» Data excerpt:
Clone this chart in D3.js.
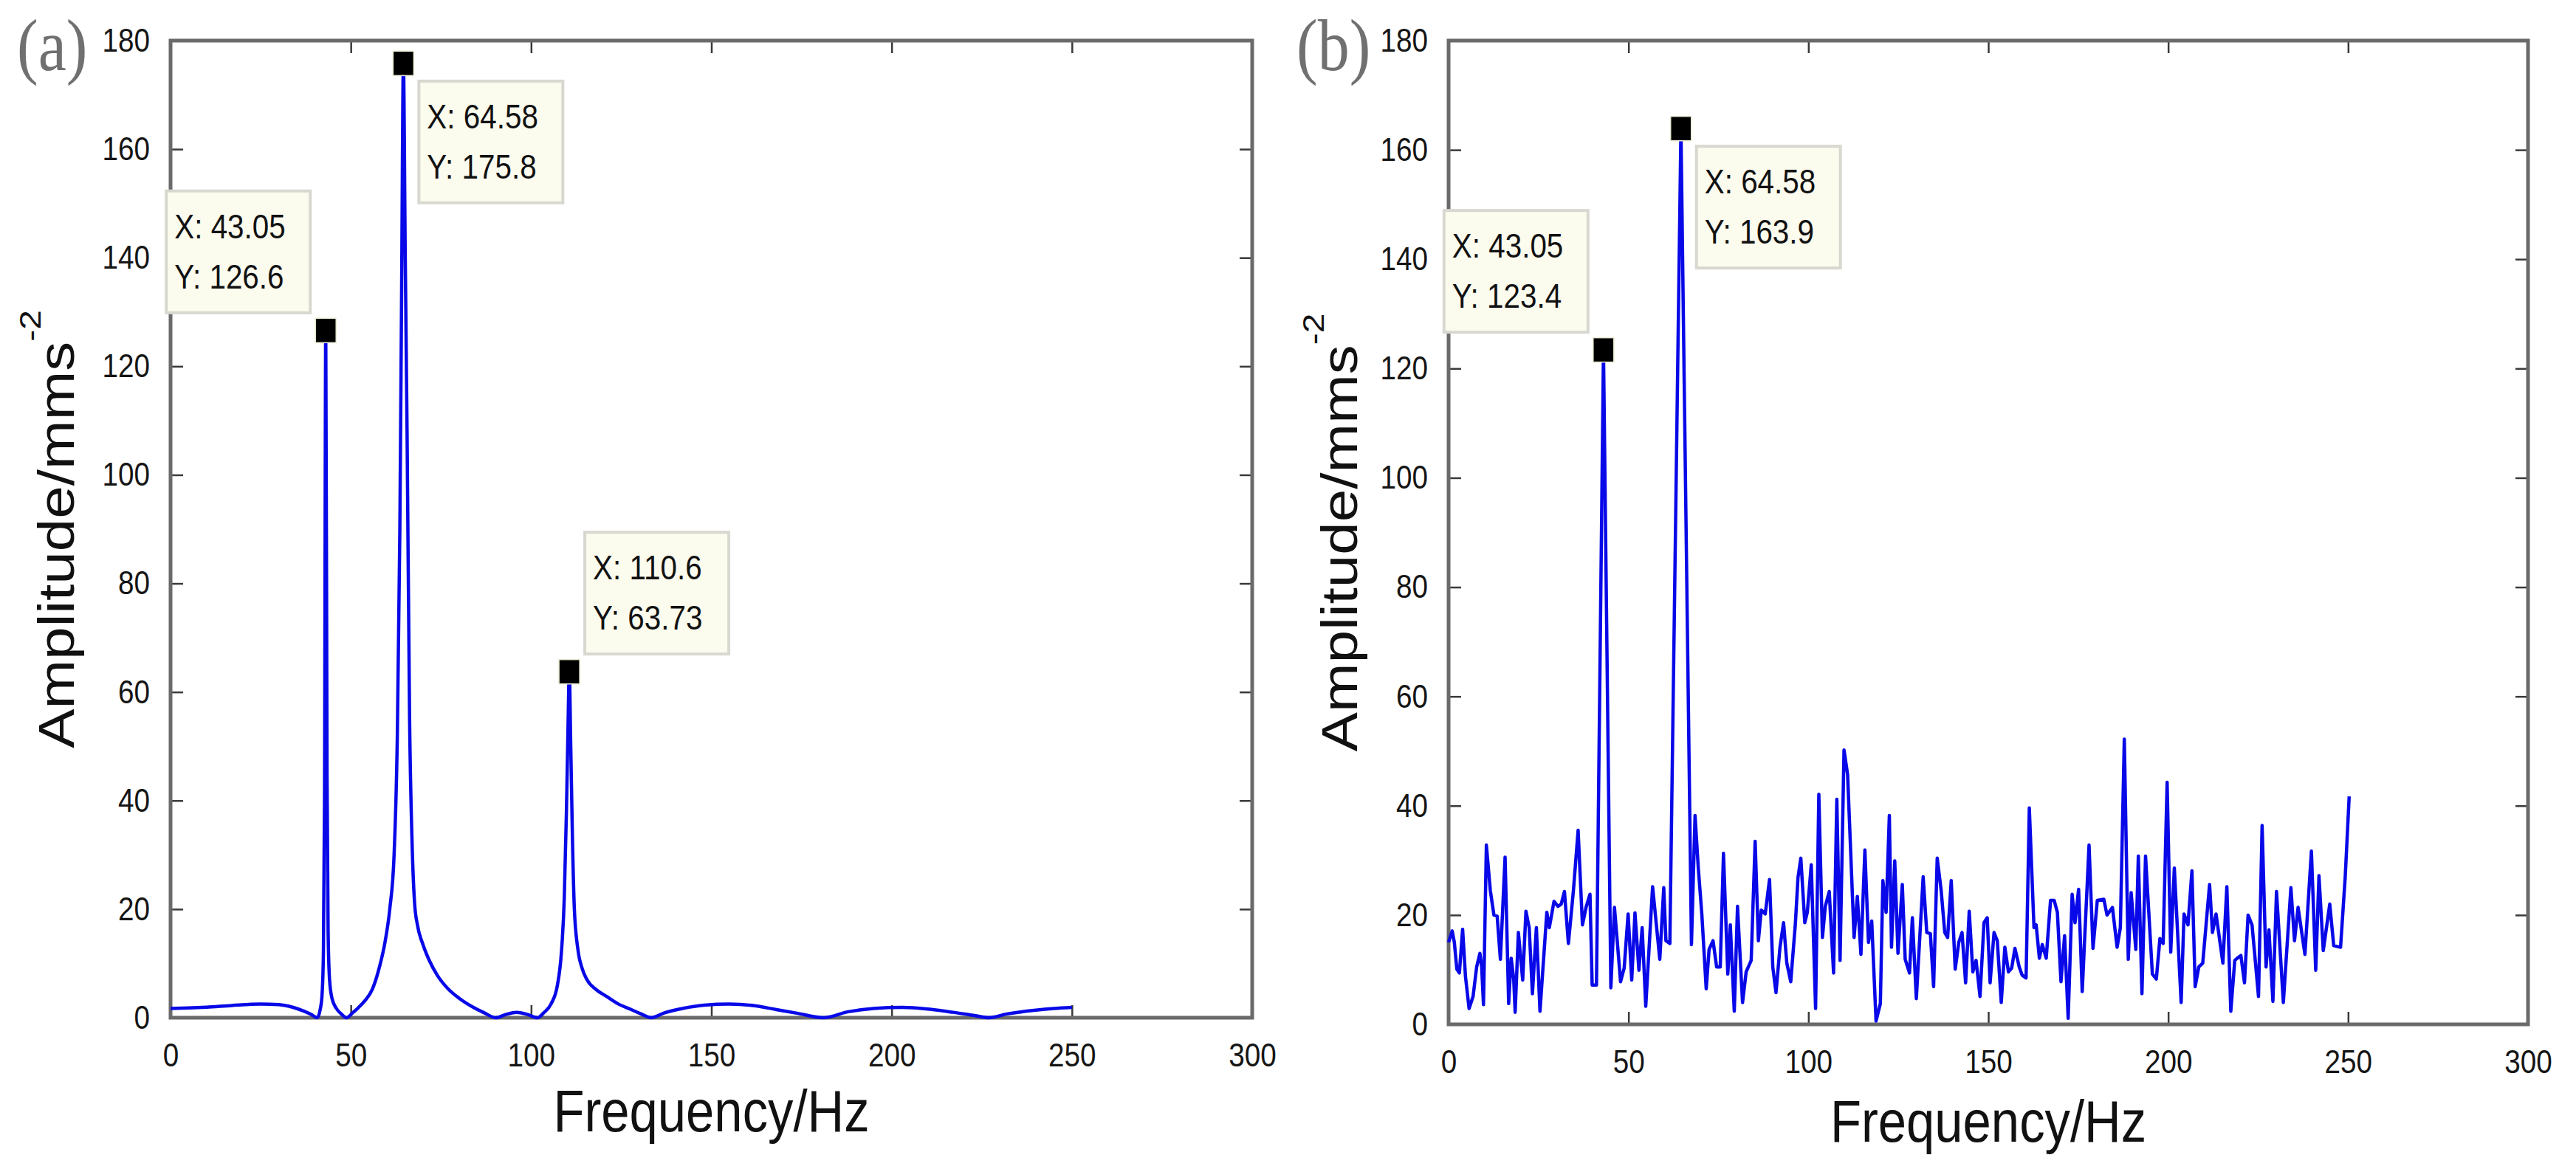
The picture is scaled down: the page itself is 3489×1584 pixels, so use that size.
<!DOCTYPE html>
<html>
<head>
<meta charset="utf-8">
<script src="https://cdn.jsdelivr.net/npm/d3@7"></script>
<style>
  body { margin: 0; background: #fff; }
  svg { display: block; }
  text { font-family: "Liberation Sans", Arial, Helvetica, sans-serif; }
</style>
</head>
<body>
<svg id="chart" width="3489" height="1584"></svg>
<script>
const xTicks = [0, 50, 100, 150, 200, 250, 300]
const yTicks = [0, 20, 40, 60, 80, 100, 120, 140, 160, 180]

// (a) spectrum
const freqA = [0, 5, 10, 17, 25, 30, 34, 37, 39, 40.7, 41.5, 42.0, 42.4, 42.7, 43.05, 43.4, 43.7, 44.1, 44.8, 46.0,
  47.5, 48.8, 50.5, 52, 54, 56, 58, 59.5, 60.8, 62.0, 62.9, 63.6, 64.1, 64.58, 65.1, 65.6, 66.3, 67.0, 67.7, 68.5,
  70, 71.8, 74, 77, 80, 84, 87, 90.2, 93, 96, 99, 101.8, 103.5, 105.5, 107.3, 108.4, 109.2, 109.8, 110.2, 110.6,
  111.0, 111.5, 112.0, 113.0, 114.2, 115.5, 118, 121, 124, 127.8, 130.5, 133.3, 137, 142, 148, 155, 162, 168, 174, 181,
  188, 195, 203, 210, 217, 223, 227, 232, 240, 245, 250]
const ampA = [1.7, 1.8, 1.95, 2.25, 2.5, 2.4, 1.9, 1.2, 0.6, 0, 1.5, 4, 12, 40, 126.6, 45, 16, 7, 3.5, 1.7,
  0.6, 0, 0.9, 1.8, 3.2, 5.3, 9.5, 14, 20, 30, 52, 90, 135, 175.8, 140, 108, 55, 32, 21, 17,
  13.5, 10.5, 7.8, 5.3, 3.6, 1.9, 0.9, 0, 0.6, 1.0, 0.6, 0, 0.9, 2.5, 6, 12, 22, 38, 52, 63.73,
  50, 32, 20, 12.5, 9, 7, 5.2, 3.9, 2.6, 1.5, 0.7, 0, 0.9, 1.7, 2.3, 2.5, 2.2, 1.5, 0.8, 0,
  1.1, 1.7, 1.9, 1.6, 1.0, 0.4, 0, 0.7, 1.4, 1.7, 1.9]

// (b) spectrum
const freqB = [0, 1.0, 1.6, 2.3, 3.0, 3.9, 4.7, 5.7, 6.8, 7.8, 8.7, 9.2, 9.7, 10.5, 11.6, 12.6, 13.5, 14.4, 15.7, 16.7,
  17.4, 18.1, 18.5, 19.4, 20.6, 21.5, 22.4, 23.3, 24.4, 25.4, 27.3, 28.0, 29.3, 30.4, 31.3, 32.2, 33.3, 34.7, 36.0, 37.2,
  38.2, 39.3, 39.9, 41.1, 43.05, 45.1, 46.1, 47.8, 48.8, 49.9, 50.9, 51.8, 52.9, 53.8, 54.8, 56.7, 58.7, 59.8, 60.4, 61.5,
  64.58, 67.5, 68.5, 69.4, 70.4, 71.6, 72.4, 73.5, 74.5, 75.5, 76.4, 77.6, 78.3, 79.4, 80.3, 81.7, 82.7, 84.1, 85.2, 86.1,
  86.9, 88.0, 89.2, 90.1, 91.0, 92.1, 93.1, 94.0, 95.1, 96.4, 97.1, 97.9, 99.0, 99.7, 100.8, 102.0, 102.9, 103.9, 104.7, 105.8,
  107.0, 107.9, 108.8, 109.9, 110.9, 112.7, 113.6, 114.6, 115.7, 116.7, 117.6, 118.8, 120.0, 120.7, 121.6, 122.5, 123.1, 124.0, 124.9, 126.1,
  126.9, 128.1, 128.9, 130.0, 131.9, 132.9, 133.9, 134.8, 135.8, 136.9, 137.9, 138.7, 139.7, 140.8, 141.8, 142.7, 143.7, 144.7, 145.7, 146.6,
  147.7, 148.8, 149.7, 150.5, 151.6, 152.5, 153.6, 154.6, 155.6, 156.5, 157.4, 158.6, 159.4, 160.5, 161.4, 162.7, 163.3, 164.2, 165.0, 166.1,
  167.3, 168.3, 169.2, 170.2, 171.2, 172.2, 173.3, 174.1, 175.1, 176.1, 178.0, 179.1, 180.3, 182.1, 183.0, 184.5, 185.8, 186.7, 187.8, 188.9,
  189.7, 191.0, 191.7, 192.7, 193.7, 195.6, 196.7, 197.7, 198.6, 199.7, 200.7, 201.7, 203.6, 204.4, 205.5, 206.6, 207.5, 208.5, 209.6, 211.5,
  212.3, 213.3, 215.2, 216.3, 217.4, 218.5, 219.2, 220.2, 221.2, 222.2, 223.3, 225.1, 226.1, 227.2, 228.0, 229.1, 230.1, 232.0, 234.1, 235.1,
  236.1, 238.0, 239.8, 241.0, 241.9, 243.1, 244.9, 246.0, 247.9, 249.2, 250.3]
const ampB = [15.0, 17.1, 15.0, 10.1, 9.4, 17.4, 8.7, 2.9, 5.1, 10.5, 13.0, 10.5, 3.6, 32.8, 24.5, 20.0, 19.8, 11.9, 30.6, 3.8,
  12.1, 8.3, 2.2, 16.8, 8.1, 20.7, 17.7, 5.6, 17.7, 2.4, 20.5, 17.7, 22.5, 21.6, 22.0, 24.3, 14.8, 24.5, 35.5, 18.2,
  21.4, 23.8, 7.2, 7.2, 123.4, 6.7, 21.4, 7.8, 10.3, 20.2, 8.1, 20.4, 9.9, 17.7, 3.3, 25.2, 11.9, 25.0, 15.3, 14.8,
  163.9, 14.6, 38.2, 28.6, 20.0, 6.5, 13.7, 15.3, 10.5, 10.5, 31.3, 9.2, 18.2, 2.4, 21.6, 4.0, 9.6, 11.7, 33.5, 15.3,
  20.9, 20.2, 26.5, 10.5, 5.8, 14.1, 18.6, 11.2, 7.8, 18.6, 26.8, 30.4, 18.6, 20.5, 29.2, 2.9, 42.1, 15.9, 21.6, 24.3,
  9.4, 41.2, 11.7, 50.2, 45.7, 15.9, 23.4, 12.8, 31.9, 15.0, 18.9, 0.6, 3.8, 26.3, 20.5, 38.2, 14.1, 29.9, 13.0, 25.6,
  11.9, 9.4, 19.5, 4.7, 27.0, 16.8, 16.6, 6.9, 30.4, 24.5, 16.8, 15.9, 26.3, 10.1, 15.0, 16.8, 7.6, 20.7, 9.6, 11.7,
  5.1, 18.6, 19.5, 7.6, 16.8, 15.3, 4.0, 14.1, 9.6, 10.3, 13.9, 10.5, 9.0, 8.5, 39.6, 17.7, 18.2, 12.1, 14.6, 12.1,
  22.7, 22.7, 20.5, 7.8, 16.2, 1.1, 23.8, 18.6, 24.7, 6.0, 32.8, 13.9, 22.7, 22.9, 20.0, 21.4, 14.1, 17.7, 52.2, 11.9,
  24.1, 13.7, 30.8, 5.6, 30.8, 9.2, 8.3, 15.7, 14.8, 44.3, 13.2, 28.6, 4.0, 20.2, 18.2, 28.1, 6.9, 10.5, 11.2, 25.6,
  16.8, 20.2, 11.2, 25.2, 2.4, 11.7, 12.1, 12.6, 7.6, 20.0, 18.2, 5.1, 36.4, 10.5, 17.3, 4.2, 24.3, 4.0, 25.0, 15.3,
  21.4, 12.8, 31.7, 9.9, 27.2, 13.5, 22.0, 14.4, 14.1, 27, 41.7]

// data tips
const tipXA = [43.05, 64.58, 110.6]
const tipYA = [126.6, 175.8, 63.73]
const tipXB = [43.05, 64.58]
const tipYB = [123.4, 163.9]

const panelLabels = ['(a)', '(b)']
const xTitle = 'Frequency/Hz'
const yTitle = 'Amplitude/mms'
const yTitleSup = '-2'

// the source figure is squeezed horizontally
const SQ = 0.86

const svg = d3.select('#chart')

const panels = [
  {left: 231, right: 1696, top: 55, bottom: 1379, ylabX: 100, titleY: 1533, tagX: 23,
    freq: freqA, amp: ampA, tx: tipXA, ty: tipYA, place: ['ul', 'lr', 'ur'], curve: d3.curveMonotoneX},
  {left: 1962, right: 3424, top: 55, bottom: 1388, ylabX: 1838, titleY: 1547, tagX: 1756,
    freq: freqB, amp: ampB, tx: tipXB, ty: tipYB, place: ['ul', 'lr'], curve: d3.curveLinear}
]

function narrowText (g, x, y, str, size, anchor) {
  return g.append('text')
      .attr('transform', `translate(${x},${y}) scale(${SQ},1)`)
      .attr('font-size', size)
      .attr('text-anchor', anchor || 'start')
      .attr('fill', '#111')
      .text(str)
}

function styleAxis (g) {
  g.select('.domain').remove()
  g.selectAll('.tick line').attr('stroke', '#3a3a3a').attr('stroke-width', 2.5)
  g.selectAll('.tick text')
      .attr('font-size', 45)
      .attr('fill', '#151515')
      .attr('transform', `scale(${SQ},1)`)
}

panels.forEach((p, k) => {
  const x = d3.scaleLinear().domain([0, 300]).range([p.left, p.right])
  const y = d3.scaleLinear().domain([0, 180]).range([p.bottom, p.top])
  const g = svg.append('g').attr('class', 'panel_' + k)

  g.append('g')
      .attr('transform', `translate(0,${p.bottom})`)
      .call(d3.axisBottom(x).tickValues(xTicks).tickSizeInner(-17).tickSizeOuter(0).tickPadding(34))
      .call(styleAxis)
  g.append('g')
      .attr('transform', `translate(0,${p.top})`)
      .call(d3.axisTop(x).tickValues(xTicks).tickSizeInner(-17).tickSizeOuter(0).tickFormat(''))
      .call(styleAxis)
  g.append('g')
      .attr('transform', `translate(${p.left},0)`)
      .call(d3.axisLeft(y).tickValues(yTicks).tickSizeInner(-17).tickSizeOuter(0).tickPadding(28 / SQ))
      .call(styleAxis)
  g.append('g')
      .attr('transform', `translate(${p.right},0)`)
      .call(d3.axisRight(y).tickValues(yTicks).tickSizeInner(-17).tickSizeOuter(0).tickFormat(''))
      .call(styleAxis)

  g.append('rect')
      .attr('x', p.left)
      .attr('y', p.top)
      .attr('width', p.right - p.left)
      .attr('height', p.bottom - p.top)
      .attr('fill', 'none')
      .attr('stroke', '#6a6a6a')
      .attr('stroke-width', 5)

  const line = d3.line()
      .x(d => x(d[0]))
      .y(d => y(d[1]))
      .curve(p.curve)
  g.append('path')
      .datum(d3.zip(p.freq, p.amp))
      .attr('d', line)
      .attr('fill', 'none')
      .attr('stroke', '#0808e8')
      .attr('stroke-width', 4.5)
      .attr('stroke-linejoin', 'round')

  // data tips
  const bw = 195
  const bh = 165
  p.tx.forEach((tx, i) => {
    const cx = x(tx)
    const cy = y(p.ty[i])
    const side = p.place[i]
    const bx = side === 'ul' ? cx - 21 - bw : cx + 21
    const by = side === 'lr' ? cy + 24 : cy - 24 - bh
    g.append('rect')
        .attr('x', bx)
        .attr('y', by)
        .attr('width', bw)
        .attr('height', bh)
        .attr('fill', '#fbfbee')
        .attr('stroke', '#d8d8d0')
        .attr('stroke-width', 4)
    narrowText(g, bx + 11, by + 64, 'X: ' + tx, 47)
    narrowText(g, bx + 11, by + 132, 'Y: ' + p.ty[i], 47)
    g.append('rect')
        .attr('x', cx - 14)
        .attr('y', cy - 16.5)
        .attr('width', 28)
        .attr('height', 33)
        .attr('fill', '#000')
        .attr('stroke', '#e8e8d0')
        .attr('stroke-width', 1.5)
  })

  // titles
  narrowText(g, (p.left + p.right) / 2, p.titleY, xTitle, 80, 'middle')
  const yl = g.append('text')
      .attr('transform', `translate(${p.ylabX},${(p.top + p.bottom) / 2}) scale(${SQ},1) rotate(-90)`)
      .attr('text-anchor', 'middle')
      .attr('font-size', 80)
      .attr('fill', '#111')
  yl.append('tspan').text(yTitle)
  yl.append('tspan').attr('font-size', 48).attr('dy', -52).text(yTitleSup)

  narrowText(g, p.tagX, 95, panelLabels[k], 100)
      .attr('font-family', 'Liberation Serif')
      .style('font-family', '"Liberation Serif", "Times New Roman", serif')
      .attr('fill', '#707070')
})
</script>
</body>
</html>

» Task objective: With the pictures left out, restate word for word every line of the data above, from the first down to the line that contains "140, 160, 180]".

» Completed task:
Clone this chart in D3.js.
The picture is scaled down: the page itself is 3489×1584 pixels, so use that size.
<!DOCTYPE html>
<html>
<head>
<meta charset="utf-8">
<script src="https://cdn.jsdelivr.net/npm/d3@7"></script>
<style>
  body { margin: 0; background: #fff; }
  svg { display: block; }
  text { font-family: "Liberation Sans", Arial, Helvetica, sans-serif; }
</style>
</head>
<body>
<svg id="chart" width="3489" height="1584"></svg>
<script>
const xTicks = [0, 50, 100, 150, 200, 250, 300]
const yTicks = [0, 20, 40, 60, 80, 100, 120, 140, 160, 180]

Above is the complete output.